Basic definition of odds and rates:

If you have 6 red balls and 4 blue balls in a bag, the odds (ratio) of picking out a red ball is 6:4 or 3:2 or 1.5. The probability (rate) of picking a red ball is 6/10 or 0.6. Probability can be expressed either as a proportion as above (i.e. 0.6) or as a percentage by multiplying by 100 (i.e. 60%). Odds are never expressed as a percentage. When doing calculations with rates make sure you know if it is a proportion or a percentage that you are dealing with. Often it is best to only change to a percentage at the end of the calculation to avoid confusion.

Consider a study where treatment or exposure is given to one group and placebo or no exposure to the other group. Disease incidence is then measured in each group. It is possible to express the difference between the two groups in various ways. Different ways of expressing the difference are appropriate for different types of studies.

Disease / No disease
Treatment or exposure = experimental / a / b
Placebo or no exposure = control / c / d

N.B. the control group may not be taking a placebo but an established drug as it would be unethical for example, to compare a new chemotherapy agent to placebo if there is already an established treatment.

Basic expression of data:

Control event rate = rate of disease in placebo group = c/c+d (x100 if want to express it as a percentage) = those who have the disease who are in the control group/all those in the control group

Experimental event rate = rate of disease in the treated/exposed group = a/a+b (x100 if you want to express it as a percentage) = those who have the disease who are in the experimental group / all those in the experimental group

Ideally you would hope that if the factor being studied is a treatment then the EER should be lower than to CER. If exposure to a risk factor is being studied then the EER should be higher than the CER. (This may not always be the case if the treatment is actually worse than placebo or the possible risk factor is protective!)

Control event odds = c/d = those who have the disease who are in the control group/those who don’t have the disease who are in the control group (never expressed as a percentage)

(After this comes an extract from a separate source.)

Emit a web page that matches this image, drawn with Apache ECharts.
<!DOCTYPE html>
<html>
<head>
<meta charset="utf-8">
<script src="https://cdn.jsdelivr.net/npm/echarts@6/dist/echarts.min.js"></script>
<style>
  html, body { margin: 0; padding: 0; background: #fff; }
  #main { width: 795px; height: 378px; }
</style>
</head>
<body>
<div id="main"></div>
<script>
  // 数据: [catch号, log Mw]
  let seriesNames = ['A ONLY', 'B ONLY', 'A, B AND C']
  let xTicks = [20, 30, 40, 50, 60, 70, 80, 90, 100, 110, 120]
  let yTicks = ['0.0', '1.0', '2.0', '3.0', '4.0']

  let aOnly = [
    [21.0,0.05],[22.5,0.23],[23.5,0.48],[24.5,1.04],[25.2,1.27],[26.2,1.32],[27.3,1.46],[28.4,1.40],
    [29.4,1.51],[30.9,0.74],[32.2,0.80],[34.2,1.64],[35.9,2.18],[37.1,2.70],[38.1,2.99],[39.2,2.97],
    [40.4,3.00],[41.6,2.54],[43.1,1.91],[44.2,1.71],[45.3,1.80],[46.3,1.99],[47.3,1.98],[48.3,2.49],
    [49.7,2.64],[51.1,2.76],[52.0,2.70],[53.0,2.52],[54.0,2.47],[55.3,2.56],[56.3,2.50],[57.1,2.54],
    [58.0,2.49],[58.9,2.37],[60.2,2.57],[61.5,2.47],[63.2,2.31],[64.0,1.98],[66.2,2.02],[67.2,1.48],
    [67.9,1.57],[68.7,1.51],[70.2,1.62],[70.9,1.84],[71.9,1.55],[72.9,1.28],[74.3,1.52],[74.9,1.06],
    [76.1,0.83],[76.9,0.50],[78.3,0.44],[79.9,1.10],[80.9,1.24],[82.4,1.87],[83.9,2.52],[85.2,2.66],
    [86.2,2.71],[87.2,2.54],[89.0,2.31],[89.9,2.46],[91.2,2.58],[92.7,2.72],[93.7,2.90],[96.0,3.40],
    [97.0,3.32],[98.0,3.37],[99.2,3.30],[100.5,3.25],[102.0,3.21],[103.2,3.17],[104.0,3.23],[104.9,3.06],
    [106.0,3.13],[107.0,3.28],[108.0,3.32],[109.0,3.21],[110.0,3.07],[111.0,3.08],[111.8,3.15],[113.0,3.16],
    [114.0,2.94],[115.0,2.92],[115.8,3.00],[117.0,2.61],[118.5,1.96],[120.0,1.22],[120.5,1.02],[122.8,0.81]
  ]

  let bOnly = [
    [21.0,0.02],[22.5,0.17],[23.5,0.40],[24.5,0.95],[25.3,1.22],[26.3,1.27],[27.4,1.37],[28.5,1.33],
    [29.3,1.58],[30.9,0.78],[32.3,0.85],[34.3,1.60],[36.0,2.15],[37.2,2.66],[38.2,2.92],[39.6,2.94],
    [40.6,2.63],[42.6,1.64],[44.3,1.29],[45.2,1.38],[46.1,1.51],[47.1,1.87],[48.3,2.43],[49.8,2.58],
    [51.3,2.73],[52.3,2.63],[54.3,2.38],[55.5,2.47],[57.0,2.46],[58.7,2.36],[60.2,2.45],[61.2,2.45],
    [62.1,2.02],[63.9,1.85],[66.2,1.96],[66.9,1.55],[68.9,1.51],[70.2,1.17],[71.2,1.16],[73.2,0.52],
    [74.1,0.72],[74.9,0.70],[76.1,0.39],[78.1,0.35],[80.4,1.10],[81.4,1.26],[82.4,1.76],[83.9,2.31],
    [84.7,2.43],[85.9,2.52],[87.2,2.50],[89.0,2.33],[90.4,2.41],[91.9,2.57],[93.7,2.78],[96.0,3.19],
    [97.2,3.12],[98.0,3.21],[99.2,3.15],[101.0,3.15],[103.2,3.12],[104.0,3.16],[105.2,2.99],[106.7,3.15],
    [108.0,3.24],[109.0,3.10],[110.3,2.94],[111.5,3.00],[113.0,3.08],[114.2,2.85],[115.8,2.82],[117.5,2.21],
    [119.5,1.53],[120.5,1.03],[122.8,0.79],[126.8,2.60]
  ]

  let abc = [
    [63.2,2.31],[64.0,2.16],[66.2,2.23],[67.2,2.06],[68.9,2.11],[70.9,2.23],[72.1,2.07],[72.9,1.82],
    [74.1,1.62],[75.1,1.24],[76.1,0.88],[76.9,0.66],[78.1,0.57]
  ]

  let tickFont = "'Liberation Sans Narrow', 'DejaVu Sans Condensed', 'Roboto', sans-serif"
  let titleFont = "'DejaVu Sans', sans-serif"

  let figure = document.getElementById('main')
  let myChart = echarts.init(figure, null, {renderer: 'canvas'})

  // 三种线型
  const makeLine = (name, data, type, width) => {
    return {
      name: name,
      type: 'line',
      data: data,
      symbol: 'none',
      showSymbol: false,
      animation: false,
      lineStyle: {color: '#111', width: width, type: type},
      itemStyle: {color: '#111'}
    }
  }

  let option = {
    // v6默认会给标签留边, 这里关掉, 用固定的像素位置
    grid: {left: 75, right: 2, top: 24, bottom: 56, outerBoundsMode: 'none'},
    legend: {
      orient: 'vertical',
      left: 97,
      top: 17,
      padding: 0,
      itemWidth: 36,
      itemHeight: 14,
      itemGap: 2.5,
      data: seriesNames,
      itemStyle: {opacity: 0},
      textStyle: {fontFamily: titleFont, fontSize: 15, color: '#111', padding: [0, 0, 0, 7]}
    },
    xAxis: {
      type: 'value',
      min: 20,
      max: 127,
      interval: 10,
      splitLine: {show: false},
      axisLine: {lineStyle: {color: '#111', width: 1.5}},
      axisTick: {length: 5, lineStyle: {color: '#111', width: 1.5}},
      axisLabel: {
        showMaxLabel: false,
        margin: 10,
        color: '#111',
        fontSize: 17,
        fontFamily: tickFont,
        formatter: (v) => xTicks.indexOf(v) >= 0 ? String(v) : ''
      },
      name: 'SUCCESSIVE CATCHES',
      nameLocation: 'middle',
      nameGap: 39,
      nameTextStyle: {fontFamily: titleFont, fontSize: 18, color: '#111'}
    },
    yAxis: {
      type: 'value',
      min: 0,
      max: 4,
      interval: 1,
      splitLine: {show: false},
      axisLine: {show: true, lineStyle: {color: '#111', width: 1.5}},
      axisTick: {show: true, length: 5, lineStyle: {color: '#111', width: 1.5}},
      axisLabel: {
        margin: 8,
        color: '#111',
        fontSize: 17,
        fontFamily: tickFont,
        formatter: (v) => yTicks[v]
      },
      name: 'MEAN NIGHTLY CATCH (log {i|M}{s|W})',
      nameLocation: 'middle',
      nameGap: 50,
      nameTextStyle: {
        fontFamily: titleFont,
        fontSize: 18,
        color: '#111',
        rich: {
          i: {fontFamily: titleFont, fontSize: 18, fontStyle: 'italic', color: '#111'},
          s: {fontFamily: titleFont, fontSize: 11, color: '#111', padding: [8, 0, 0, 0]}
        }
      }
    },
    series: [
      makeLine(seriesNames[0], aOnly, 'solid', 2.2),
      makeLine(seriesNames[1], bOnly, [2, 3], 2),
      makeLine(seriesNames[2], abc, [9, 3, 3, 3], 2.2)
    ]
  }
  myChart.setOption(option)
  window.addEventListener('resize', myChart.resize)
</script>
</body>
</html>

Experimental event odds = a/b = those who have the disease who are in the experimental group/those who don’t have the disease who are in the experimental group (never expressed as a percentage)

These basic expressions of the data can be manipulated to show differences between the two groups:

Absolute risk reduction (attributable risk) is the most basic method where you simply subtract one rate from the other to show the proportion (or percentage) of cases that can be considered to be due to the exposure or reduction that can be considered to be due to the treatment. (For studying a treatment where EER is likely to be less than CER then = CER-EER, for studying an exposure where EER is likely to be greater than CER then = EER-CER)

Relative risk difference = ARR/CER (x100 to express as a percentage) (make sure ARR and CER are both expressed either as a proportion or a percentage before calculating this)

Risk ratio (risk ratio) = EER/CER (this is not expressed as a percentage as it is an odds of the rates!) (1= no difference between the two groups)

Odds ratio = EEO/CEO (never expressed as a percentage) (1=no difference between the two groups)

Another number that can be calculated from this basic data is the Number Needed to Treat. I haven’t been able to come up with an explanation for this equation but you just need to remember that:

NNT = 1/ARR (x100 if ARR was expressed as a percentage)

Types of Study

Cohort – looks at outcomes in groups which are divided by their risk factors, used to assess harm or risk (e.g. risk of diabetes in breast-fed and non-breast-fed babies in the future). Use relative risk.

Case control – looks back at risk factors in patients with and without a condition, used to assess aetiology of rare conditions (e.g. were teenagers with leukaemia more likely to have lived near an electricity pylon as a child). Use odds ratio.